Tag Archives: Internment camps tokens

Rare internment camp currency… and an 80th anniversary

Something special to share with you on the 80th anniversary of the Western Creek internment camp – a penny Nonno Anni kept from his time there. Internees were barred from having Australian currency in the camp so it couldn’t be used to escape, remain at large, bribe guards or others, or for subversive activities. Instead, any money they carried was swapped to internment camp currency.

Minted in Australia during WW2 and officially referred to as tokens, the coins were struck in five denominations – penny, threepence, one, two and five shillings, which couldn’t be used or redeemed outside a camp. Some internees in various camps created their own currency including paper money but the Australian Department of Army distributed tokens such as this one for official camp use. (This penny was struck by R. Arendeen & Sons Pty Ltd in Malvern, Victoria. The coin dies now owned by the Royal Australian Mint.)

At the end of the war, internees could exchange their tokens at the Commonwealth Bank for their equivalent in Australian currency.

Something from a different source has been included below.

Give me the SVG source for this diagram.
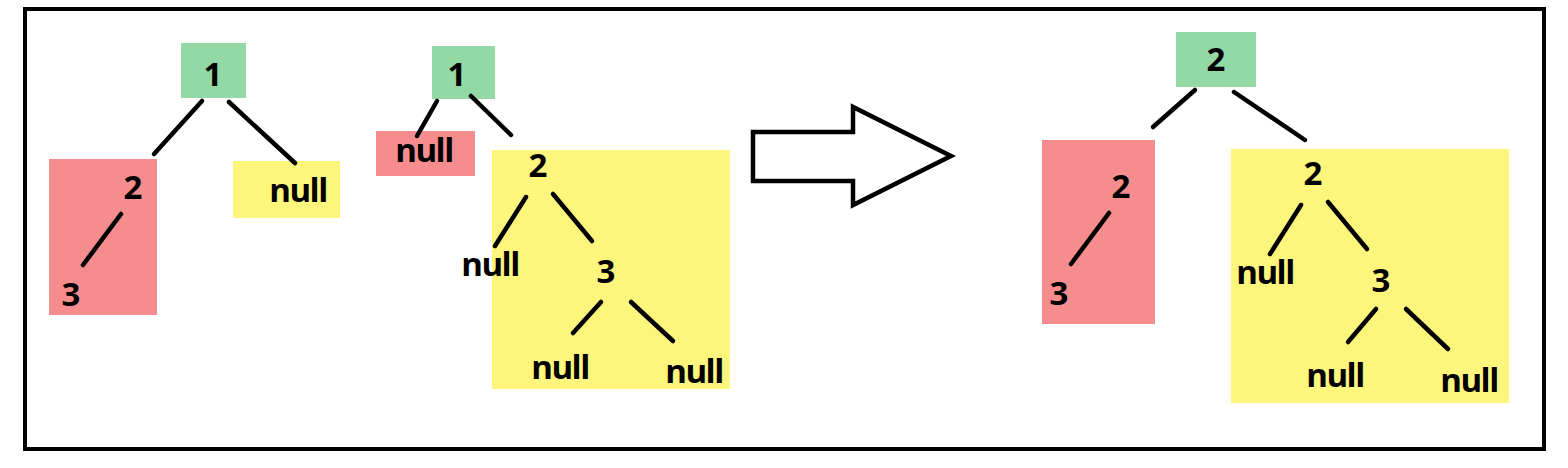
<svg xmlns="http://www.w3.org/2000/svg" width="1568" height="468" viewBox="0 0 1568 468">
<style>
.t{font-family:"Open Sans","Noto Sans","Liberation Sans",sans-serif;font-weight:bold;font-size:33px;fill:#000;text-anchor:middle}
.n{letter-spacing:-1.5px}
.g{fill:#93D9A6}
.r{fill:#F58D8F}
.y{fill:#FEF57D}
.e{stroke:#000;stroke-width:4.5;stroke-linecap:round;fill:none}
</style>
<rect x="25" y="9" width="1519" height="440" fill="#fff" stroke="#000" stroke-width="4"/>
<g id="left-tree">
<g id="n1a"><rect class="g" x="181" y="43" width="65" height="55"/><text class="t" x="213" y="86">1</text></g>
<g id="box-left-red"><rect class="r" x="49" y="159" width="108" height="156"/></g>
<g id="n2a"><text class="t" x="133" y="199">2</text></g>
<g id="n3a"><text class="t" x="71" y="306">3</text></g>
<g id="null-a"><rect class="y" x="233" y="161" width="107" height="57"/><text class="t n" x="298" y="202">null</text></g>
</g>
<g id="mid-tree">
<g id="n1b"><rect class="g" x="432" y="46" width="63" height="53"/><text class="t" x="457" y="86">1</text></g>
<g id="null-b"><rect class="r" x="376" y="131" width="99" height="45"/><text class="t n" x="424" y="162">null</text></g>
<g id="box-mid-yellow"><rect class="y" x="492" y="150" width="238" height="239"/></g>
<g id="n2b"><text class="t" x="538" y="177">2</text></g>
<g id="null-c"><text class="t n" x="490" y="276">null</text></g>
<g id="n3b"><text class="t" x="606" y="283">3</text></g>
<g id="null-d"><text class="t n" x="560" y="379">null</text></g>
<g id="null-e"><text class="t n" x="694" y="383">null</text></g>
</g>
<g id="arrow"><path d="M753 132 H853 V107 L951 156 L853 205 V181 H753 Z" fill="#fff" stroke="#000" stroke-width="4.5" stroke-linejoin="miter"/></g>
<g id="right-tree">
<g id="n2c"><rect class="g" x="1176" y="32" width="80" height="55"/><text class="t" x="1216" y="71">2</text></g>
<g id="box-right-red"><rect class="r" x="1042" y="140" width="113" height="184"/></g>
<g id="n2d"><text class="t" x="1121" y="198">2</text></g>
<g id="n3d"><text class="t" x="1059" y="305">3</text></g>
<g id="box-right-yellow"><rect class="y" x="1231" y="149" width="278" height="254"/></g>
<g id="n2e"><text class="t" x="1313" y="185">2</text></g>
<g id="null-f"><text class="t n" x="1265" y="284">null</text></g>
<g id="n3e"><text class="t" x="1381" y="292">3</text></g>
<g id="null-g"><text class="t n" x="1335" y="387">null</text></g>
<g id="null-h"><text class="t n" x="1469" y="392">null</text></g>
</g>
<g id="connectors">
<line class="e" x1="202" y1="101" x2="154" y2="154"/>
<line class="e" x1="229" y1="102" x2="295" y2="163"/>
<line class="e" x1="121" y1="214" x2="83" y2="265"/>
<line class="e" x1="437" y1="101" x2="417" y2="136"/>
<line class="e" x1="471" y1="96" x2="511" y2="135"/>
<line class="e" x1="526" y1="197" x2="495" y2="246"/>
<line class="e" x1="553" y1="194" x2="592" y2="241"/>
<line class="e" x1="601" y1="302" x2="573" y2="333"/>
<line class="e" x1="631" y1="302" x2="673" y2="341"/>
<line class="e" x1="1195" y1="90" x2="1153" y2="127"/>
<line class="e" x1="1234" y1="92" x2="1305" y2="140"/>
<line class="e" x1="1109" y1="213" x2="1071" y2="264"/>
<line class="e" x1="1301" y1="205" x2="1270" y2="254"/>
<line class="e" x1="1328" y1="202" x2="1367" y2="249"/>
<line class="e" x1="1376" y1="309" x2="1348" y2="342"/>
<line class="e" x1="1406" y1="309" x2="1448" y2="349"/>
</g>
</svg>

The tokens were then withdrawn by the government and the majority melted down in 1945, although it’s said, “some were souvenired by officials, army personnel and even prisoners and today they are eagerly sought by collectors of Australiana”.

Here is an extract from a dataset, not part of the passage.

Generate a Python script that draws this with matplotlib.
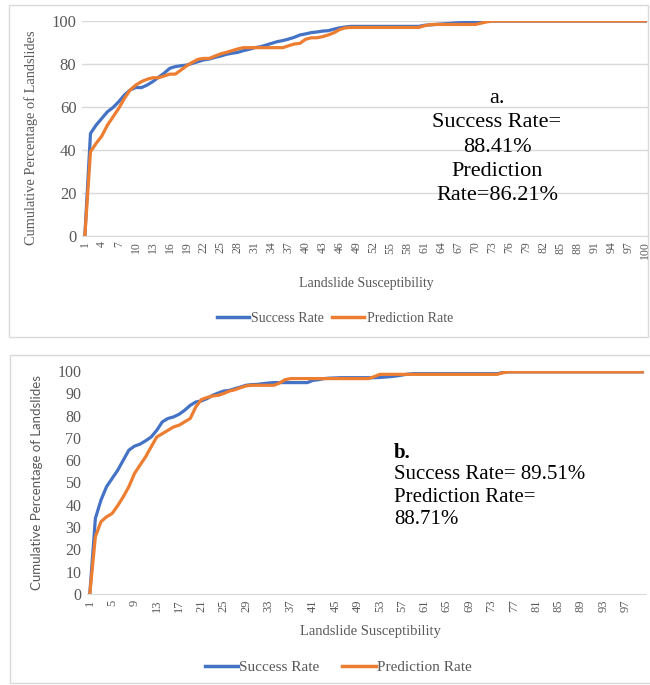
import matplotlib
matplotlib.use("Agg")
import matplotlib.pyplot as plt
from matplotlib.patches import Rectangle
from matplotlib.lines import Line2D

categories = list(range(1, 101))

a_success = [
    0, 47.7, 51.6, 54.7, 57.8, 59.8, 62.5, 65.6, 67.9, 69.1,
    69.0, 70.2, 71.8, 73.8, 75.7, 78.0, 78.8, 79.2, 79.5, 80.3,
    81.1, 81.9, 82.3, 83.1, 83.7, 84.5, 85.0, 85.4, 86.2, 86.8,
    87.6, 88.0, 88.8, 89.6, 90.4, 90.9, 91.6, 92.4, 93.5, 94.0,
    94.6, 94.9, 95.3, 95.5, 96.2, 96.8, 97.2, 97.5, 97.5, 97.5,
    97.5, 97.5, 97.5, 97.5, 97.5, 97.5, 97.5, 97.5, 97.5, 97.5,
    98.0, 98.2, 98.4, 98.6, 98.8, 99.0, 99.2, 99.3, 99.4, 99.5,
    99.6, 99.8, 100, 100, 100, 100, 100, 100, 100, 100,
    100, 100, 100, 100, 100, 100, 100, 100, 100, 100,
    100, 100, 100, 100, 100, 100, 100, 100, 100, 100,
]
a_prediction = [
    0, 39.2, 43.1, 46.5, 51.6, 55.5, 59.4, 64.0, 67.9, 70.2,
    71.8, 72.9, 73.6, 73.6, 74.4, 75.3, 75.3, 77.2, 79.2, 80.8,
    82.2, 82.6, 82.6, 83.7, 84.7, 85.4, 86.2, 87.0, 87.6, 87.6,
    87.6, 87.6, 87.6, 87.6, 87.6, 87.6, 88.5, 89.3, 89.6, 91.5,
    92.2, 92.2, 92.7, 93.5, 94.5, 96.0, 96.8, 97.0, 97.0, 97.0,
    97.0, 97.0, 97.0, 97.0, 97.0, 97.0, 97.0, 97.0, 97.0, 97.0,
    97.8, 98.3, 98.4, 98.4, 98.4, 98.4, 98.4, 98.4, 98.4, 98.4,
    99.0, 99.6, 100, 100, 100, 100, 100, 100, 100, 100,
    100, 100, 100, 100, 100, 100, 100, 100, 100, 100,
    100, 100, 100, 100, 100, 100, 100, 100, 100, 100,
]
b_success = [
    0, 33.9, 42.1, 48.1, 51.8, 55.5, 60.0, 64.5, 66.3, 67.2,
    68.7, 70.4, 73.4, 77.2, 78.7, 79.4, 80.6, 82.4, 84.6, 86.1,
    86.6, 87.6, 89.1, 90.1, 91.0, 91.3, 92.1, 92.8, 93.6, 93.9,
    94.0, 94.3, 94.6, 94.8, 94.8, 94.8, 94.8, 94.8, 94.8, 94.8,
    95.8, 96.1, 96.6, 96.8, 96.9, 97.0, 97.0, 97.0, 97.0, 97.0,
    97.0, 97.0, 97.1, 97.3, 97.5, 97.8, 98.2, 98.6, 98.8, 98.8,
    98.8, 98.8, 98.8, 98.8, 98.8, 98.8, 98.8, 98.8, 98.8, 98.8,
    98.8, 98.8, 98.8, 98.8, 99.3, 99.6, 99.6, 99.6, 99.6, 99.6,
    99.6, 99.6, 99.6, 99.6, 99.6, 99.6, 99.6, 99.6, 99.6, 99.6,
    99.6, 99.6, 99.6, 99.6, 99.6, 99.6, 99.6, 99.6, 99.6, 99.6,
]
b_prediction = [
    0, 25.7, 32.4, 34.6, 36.1, 39.6, 43.6, 48.1, 54.0, 57.8,
    61.5, 66.0, 70.4, 71.9, 73.4, 74.9, 75.7, 77.2, 78.7, 83.9,
    87.2, 88.1, 88.8, 89.1, 89.9, 91.0, 91.6, 92.5, 93.3, 93.6,
    93.6, 93.6, 93.6, 93.6, 94.6, 96.1, 96.6, 96.6, 96.6, 96.6,
    96.6, 96.6, 96.6, 96.6, 96.6, 96.6, 96.6, 96.6, 96.6, 96.6,
    96.6, 97.5, 98.5, 98.5, 98.5, 98.5, 98.5, 98.5, 98.5, 98.5,
    98.5, 98.5, 98.5, 98.5, 98.5, 98.5, 98.5, 98.5, 98.5, 98.5,
    98.5, 98.5, 98.5, 98.5, 99.2, 99.6, 99.6, 99.6, 99.6, 99.6,
    99.6, 99.6, 99.6, 99.6, 99.6, 99.6, 99.6, 99.6, 99.6, 99.6,
    99.6, 99.6, 99.6, 99.6, 99.6, 99.6, 99.6, 99.6, 99.6, 99.6,
]

a_xticks = list(range(1, 101, 3))
b_xticks = list(range(1, 101, 4))
a_yticks = [0, 20, 40, 60, 80, 100]
b_yticks = [0, 10, 20, 30, 40, 50, 60, 70, 80, 90, 100]
series_names = ["Success Rate", "Prediction Rate"]

BLUE = "#4472C4"
ORANGE = "#ED7D31"
GRID = "#d9d9d9"
TXT = "#595959"
SERIF = "Liberation Serif"

W, H = 650, 685
fig = plt.figure(figsize=(6.5, 6.85), dpi=100)
fig.patch.set_facecolor("white")


def fx(px):
    return px / W


def fy(py):
    return 1 - py / H


# panel borders
fig.add_artist(Rectangle((fx(9), fy(337)), fx(639), 332 / H, transform=fig.transFigure,
                         fill=False, ec=GRID, lw=1))
fig.add_artist(Rectangle((fx(10), fy(683)), fx(645), 328 / H, transform=fig.transFigure,
                         fill=False, ec=GRID, lw=1))

# ---------- panel a ----------
axa = fig.add_axes([fx(82), fy(236), fx(648 - 82), (236 - 21) / H])
axa.plot(categories, a_success, color=BLUE, lw=2.3, solid_joinstyle="round")
axa.plot(categories, a_prediction, color=ORANGE, lw=2.3, solid_joinstyle="round")
axa.set_xlim(0.5, 100.5)
axa.set_ylim(0, 100)
axa.set_yticks(a_yticks)
axa.set_yticklabels([str(v) for v in a_yticks], fontsize=12, color=TXT, family=SERIF)
axa.set_xticks(a_xticks)
axa.set_xticklabels([str(v) for v in a_xticks], rotation=90, fontsize=8.5, color=TXT,
                    family=SERIF)
axa.tick_params(length=0, pad=4)
axa.grid(axis="y", color=GRID, lw=1)
axa.set_axisbelow(True)
for s in ["top", "right", "left"]:
    axa.spines[s].set_visible(False)
axa.spines["bottom"].set_color(GRID)
axa.set_ylabel("Cumulative Percentage of Landslides", fontsize=10.4, color=TXT, family=SERIF)
axa.yaxis.set_label_coords(fx(38 - 82) / fx(566), (236 - 138) / 215)
fig.text(fx(366), fy(284), "Landslide Susceptibility", ha="center", va="center",
         fontsize=10, color=TXT, family=SERIF)
axa.text(fx(497 - 82) / fx(566), (236 - 147) / 215, "a.\nSuccess Rate=\n88.41%\nPrediction\nRate=86.21%",
         transform=axa.transAxes, ha="center", va="center", fontsize=16,
         family=SERIF, color="black", linespacing=1.36)

handles = [Line2D([], [], color=BLUE, lw=2.5), Line2D([], [], color=ORANGE, lw=2.5)]
fig.legend(handles, series_names, loc="center", bbox_to_anchor=(fx(335), fy(318)),
           ncol=2, frameon=False, prop={"family": SERIF, "size": 10},
           handlelength=2.3, handletextpad=0.15, columnspacing=0.6, labelcolor=TXT)

# ---------- panel b ----------
axb = fig.add_axes([fx(87), fy(594), fx(645 - 87), (594 - 371) / H])
axb.plot(categories, b_success, color=BLUE, lw=2.3, solid_joinstyle="round")
axb.plot(categories, b_prediction, color=ORANGE, lw=2.3, solid_joinstyle="round")
axb.set_xlim(0.5, 100.5)
axb.set_ylim(0, 100)
axb.set_yticks(b_yticks)
axb.set_yticklabels([str(v) for v in b_yticks], fontsize=11.5, color=TXT, family=SERIF)
axb.set_xticks(b_xticks)
axb.set_xticklabels([str(v) for v in b_xticks], rotation=90, fontsize=9, color=TXT,
                    family=SERIF)
axb.tick_params(length=0, pad=4)
for s in ["top", "right", "left"]:
    axb.spines[s].set_visible(False)
axb.spines["bottom"].set_color(GRID)
axb.set_ylabel("Cumulative Percentage of Landslides", fontsize=9.5, color=TXT, family="Lato")
axb.yaxis.set_label_coords(fx(43 - 87) / fx(558), 0.5)
fig.text(fx(370), fy(632), "Landslide Susceptibility", ha="center", va="center",
         fontsize=10.5, color=TXT, family=SERIF)
fig.text(fx(394), fy(453), "b.", ha="left", va="center", fontsize=15, family=SERIF,
         weight="bold", color="black")
fig.text(fx(394), fy(497), "Success Rate= 89.51%\nPrediction Rate=\n88.71%", ha="left",
         va="center", fontsize=15, family=SERIF, color="black", linespacing=1.25)

fig.legend(handles, series_names, loc="center", bbox_to_anchor=(fx(338), fy(667)),
           ncol=2, frameon=False, prop={"family": SERIF, "size": 11},
           handlelength=2.2, handletextpad=0.05, columnspacing=1.5, labelcolor=TXT)

fig.savefig("out.png", dpi=100, facecolor="white")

The Internment Camps five shillings pieces are now considered so rare that many more extremely rare and valuable 1930 pennies appear at auction than these. (If only Nonno Anni had kept one of those rather than a penny! Just joking, of course, a museum or the Australian War Memorial likely its best option.) Both governments and historians consider such coins historically significant as evidence surrounding the internment of those deemed ‘enemy aliens’ in Australia during WW2.

It seems incredible it’s eighty years since March, 1942 when Annibale (Joe), aged only eighteen, saw dozens of Italian men picked up by police while working on farms around the Stanthorpe area. The only reason he wasn’t arrested on the spot too that day being his cheekily having fled from Ingham to avoid internment without notifying authorities of his change of address as required, but once they saw him among the others the game was up and he had to go in. How it must have felt to be taken away in the ‘internee special’ train not knowing where to, then driven around in army trucks for hours in the dead of night to confuse their whereabouts to end up in a camp seemingly in the middle of nowhere surrounded by bushland.

Annibale was always a hard worker so the initial time in the internment camp while in his prime with nothing to do but be detained must have felt like such a waste, even if he accepted it as a consequence of war. And much later, down the track, once given the option to join a Civil Alien Corps forestry work gang, he was happy for something to do during the long, empty days, but it certainly wasn’t for the six shilling a day payment considering he’d earnt 30 shillings a day cutting cane.

One penny – the smallest amount – but to me this eighty-year-old coin is beyond precious, knowing it comes at the cost of him being interned and knowing he once held it in his hand.